Harris emphasized the historical context of America’s racial wealth gap as it relates to enterprise by highlighting the atrocities of the Tulsa Race Massacre, in which an angry White mob decimated the once thriving Greenwood business district, also known as Black Wall Street.
“It was designed to be a thriving community within a community and economy in which Black people supported one another, lifted one another up, and modeled excellence in which Black people could determine their own future. Some of us refer to that as self determination to put equity firmly at the center of our economic policy,” said Harris.
Noting the nation’s current low unemployment rate of 4.2% with nearly 6 million jobs being added to the economy since January, the vice president added, “We cannot take this growth for granted, and we must make sure that everyone shares some of this growth in order to sustain it.”
The Freedman’s Bank Forum is an annual conference that was instituted by former Treasury Secretary Jack Lew to address racial economic disparities. The forum gets its name from the The Freedman’s Saving and Trust Company, a private savings bank chartered by Congress in 1865, to collect deposits from the newly emancipated communities.
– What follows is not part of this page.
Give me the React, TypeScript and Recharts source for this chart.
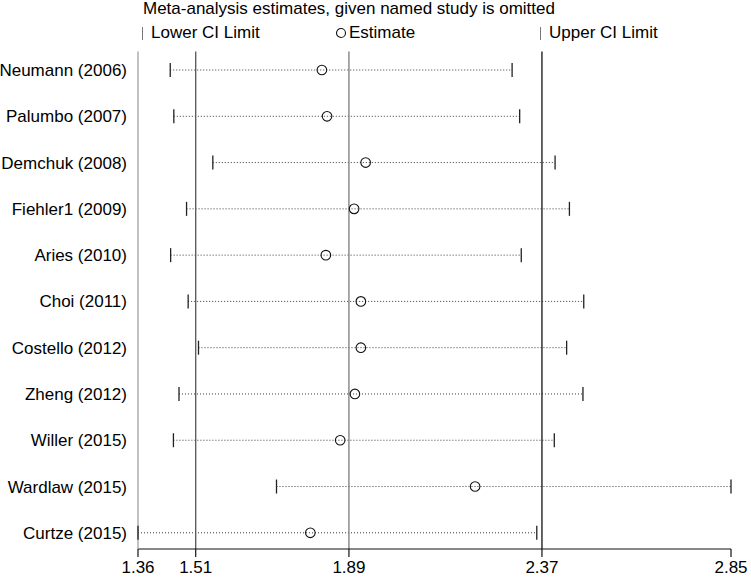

The Freedman’s Bank opened 37 branches in 17 states, according to the National Archives, totaling $3.7 million in assets or $80 million today after inflation. However, the Freedman’s Bank ultimately collapsed less than a decade after it was founded due to mismanagement by its executives.
Deputy Treasury Secretary Wally Adeyemo, the first Black person to serve in the role, moderated a panel at the Freedman’s Bank Forum, in which he noted, “People think about this as charity or donations when it’s not,” adding “It’s economics. Investing in these communities makes sense from an economic standpoint.”
Adeyemo noted that the challenge now is “scale.” Panelists highlighted that in order to achieve such scale, it’s also important to establish technology and data infrastructure to help support financial institutions like CDFIs and MDIs as they provide funding to generate economic growth for Black and minority-owned enterprises.
Sarah Rosen Wartell, president of the Urban Institute, noted key findings in a report from the institute released on Tuesday that highlight challenges beyond simply providing capital such as capital deployment, particularly capital from private and philanthropic sectors.
“Being capital ready is a huge issue for the businesses, the families, the firms [and] neighborhoods. Too little yet of our attention as a country in the last decade has been focused on that infrastructure so that we can get to the financing programs,” said Wartell. She also pointed out that regulatory programs oftentimes do not “disaggregate the data about the race of the communities that are being served.”
Joseph Haskins, CEO of Harbor Bank Corporation, said another challenge for getting access to capital in urban communities is the phenomenon of banking deserts.
“Disproportionately many of our constituents are left to go to fast-money lenders, hot-money lenders, check-cashing places and disproportionately spend resources that they can ill afford, which can be better used by their families,” said Haskins.
Haskins thanked the Treasury Department for Harbor Bank’s receiving of $71.2 million from the funds announced this week, saying, “I’m delighted that we finally got to numbers that are realistic.” He added, “These dollars allow us to meet capital levels that the regulators require, which allows us to lend more.”